From mboxrd@z Thu Jan  1 00:00:00 1970
Return-Path: <linux-kernel-owner@vger.kernel.org>
Received: (majordomo@vger.kernel.org) by vger.kernel.org via listexpand
	id S1754650Ab3FTHiw (ORCPT <rfc822;w@1wt.eu>);
	Thu, 20 Jun 2013 03:38:52 -0400
Received: from intranet.asianux.com ([58.214.24.6]:21859 "EHLO
	intranet.asianux.com" rhost-flags-OK-OK-OK-OK) by vger.kernel.org
	with ESMTP id S1753619Ab3FTHiv (ORCPT
	<rfc822;linux-kernel@vger.kernel.org>);
	Thu, 20 Jun 2013 03:38:51 -0400
X-Spam-Score: -100.8
Message-ID: <51C2B157.40806@asianux.com>
Date: Thu, 20 Jun 2013 15:37:59 +0800
From: Chen Gang <gang.chen@asianux.com>
User-Agent: Mozilla/5.0 (X11; Linux x86_64; rv:17.0) Gecko/20130110 Thunderbird/17.0.2
MIME-Version: 1.0
To: Thomas Gleixner <tglx@linutronix.de>
CC: Tejun Heo <tj@kernel.org>, Oleg Nesterov <oleg@redhat.com>,
        laijs@cn.fujitsu.com, Andrew Morton <akpm@linux-foundation.org>,
        "linux-kernel@vger.kernel.org" <linux-kernel@vger.kernel.org>
Subject: Re: [PATCH] kernel/kthread.c: need spin_lock_irq() for 'worker' before
 main looping, since it can "WARN_ON(worker->task)".
References: <51C12D9A.8030801@asianux.com> <20130619084124.GF30681@mtj.dyndns.org> <51C18540.5060200@asianux.com> <20130619155218.GA14881@htj.dyndns.org> <51C26087.9000109@asianux.com> <alpine.DEB.2.02.1306200900030.4013@ionos.tec.linutronix.de>
In-Reply-To: <alpine.DEB.2.02.1306200900030.4013@ionos.tec.linutronix.de>
Content-Type: text/plain; charset=UTF-8
Content-Transfer-Encoding: 7bit
Sender: linux-kernel-owner@vger.kernel.org
List-ID: <linux-kernel.vger.kernel.org>
X-Mailing-List: linux-kernel@vger.kernel.org

On 06/20/2013 03:02 PM, Thomas Gleixner wrote:
> On Thu, 20 Jun 2013, Chen Gang wrote:
> 
>> > On 06/19/2013 11:52 PM, Tejun Heo wrote:
>>> > > On Wed, Jun 19, 2013 at 06:17:36PM +0800, Chen Gang wrote:
>>>>> > >> > Hmm... can 'worker->task' has chance to be not NULL before set 'current'
>>>>> > >> > to it ?
>>> > > Yes, if the caller screws up and try to attach more than one workers
>>> > > to the kthread_worker, which has some possibility of happening as
>>> > > kthread_worker allows both attaching and detaching a worker.
>>> > > 
>> > 
>> > If we detect the bugs, and still want to use WARN_ON() to report warning
>> > and continue running, we need be sure of keeping the related things no
>> > touch (at least not lead to worse).
>> > 
>> > If we can not be sure of keeping the related things no touch:
>> >   if it is a kernel bug, better use BUG_ON() instead of,
>> >   if it is a user mode bug, better to return failure with error code and
>> > print related information.
> Wrong. BUG_ON() is only for cases where the kernel CANNOT continue at
> all. WARN_ON() prints the very same information, but allows to
> continue.
> 

In fact, BUG_ON() and WARN_ON() has various implementations in different
architectures, and also can be configured by user.

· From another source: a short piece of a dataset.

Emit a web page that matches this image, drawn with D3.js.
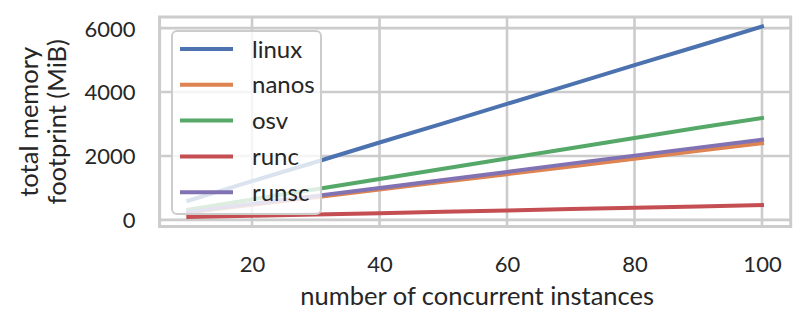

Even some of 'crazy users' (e.g. randconfig), can make BUG_ON() and
WARN_ON() 'empty' (include/asm-generic/bug.h).

In my experience (mainly for servers), when find a kernel bug, it will
stop and report bug, that will let coredump analysing (or KDB trap) much
easier.


>> > BUG_ON() will stop current working flow and report kernel bug in details.
> There is no reason to crash the machine completely. The kernel can
> continue and the WARN_ON reports the bug with the same details.

If so (we still prefer to use WARN_ON), we'd better to let it in lock
protected.

At least when we still have to continue, try not to lead things worse.

It will provide much help for coredump analysing (or KDB trap).


In fact, for coredump analysers, for every real world coredump, they
have to assume the system has already continued blindly, and then die.


Thanks.
-- 
Chen Gang

Asianux Corporation